BUDDy: Single-Channel Blind Unsupervised Dereverberation with Diffusion Models
Eloi Moliner, Jean-Marie Lemercier, Simon Welker, Timo Gerkmann, Vesa Välimäki
TL;DR
This work tackles single-channel blind dereverberation with unknown room impulse responses by introducing BUDDy, an unsupervised method that leverages diffusion posterior sampling. It jointly estimates the clean speech and a parametric, multi-band RIR model, alternating diffusion-based speech generation with gradient-based RIR refinement under a measurement-consistency constraint and a strong learned prior for anechoic speech. The approach demonstrates significant improvements over prior blind unsupervised baselines and shows robust generalization to unseen acoustic conditions, offering competitive performance against blind supervised methods in mismatched scenarios.
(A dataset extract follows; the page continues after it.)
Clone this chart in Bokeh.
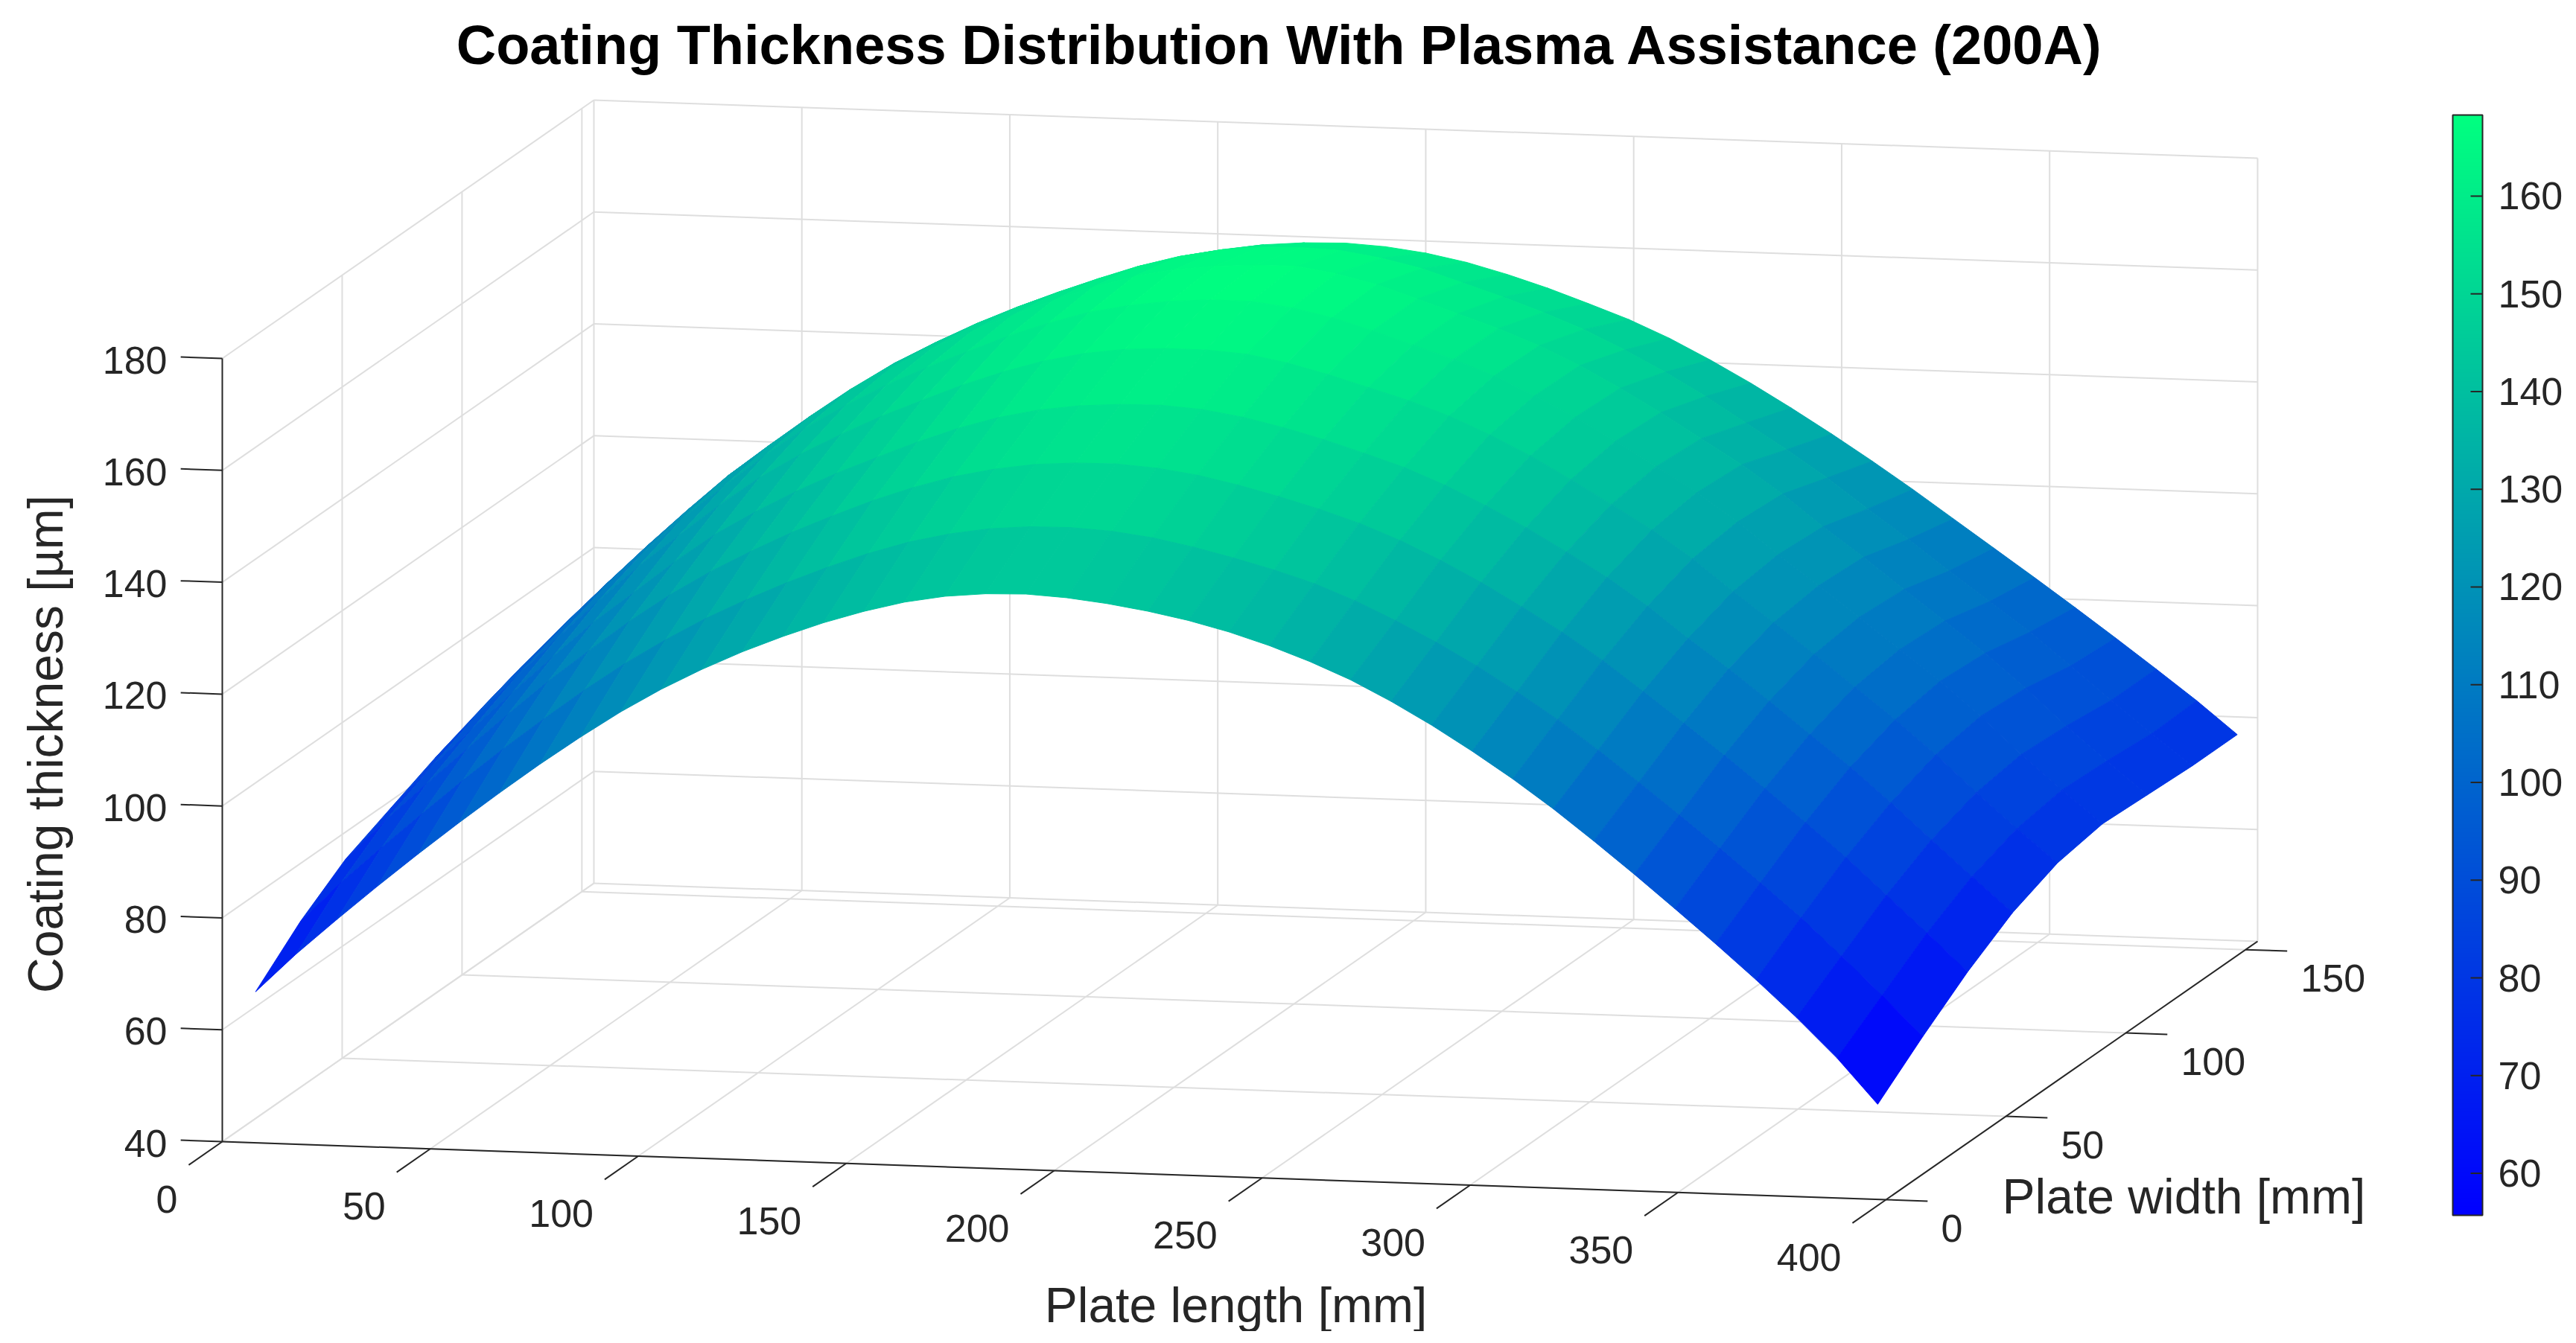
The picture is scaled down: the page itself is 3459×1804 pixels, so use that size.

By removing the need for paired anechoic/reverberant data, BUDDy provides a practical, scalable solution for dereverberation across diverse rooms, with code and audio samples available online.
Abstract
In this paper, we present an unsupervised single-channel method for joint blind dereverberation and room impulse response estimation, based on posterior sampling with diffusion models. We parameterize the reverberation operator using a filter with exponential decay for each frequency subband, and iteratively estimate the corresponding parameters as the speech utterance gets refined along the reverse diffusion trajectory. A measurement consistency criterion enforces the fidelity of the generated speech with the reverberant measurement, while an unconditional diffusion model implements a strong prior for clean speech generation. Without any knowledge of the room impulse response nor any coupled reverberant-anechoic data, we can successfully perform dereverberation in various acoustic scenarios. Our method significantly outperforms previous blind unsupervised baselines, and we demonstrate its increased robustness to unseen acoustic conditions in comparison to blind supervised methods. Audio samples and code are available online.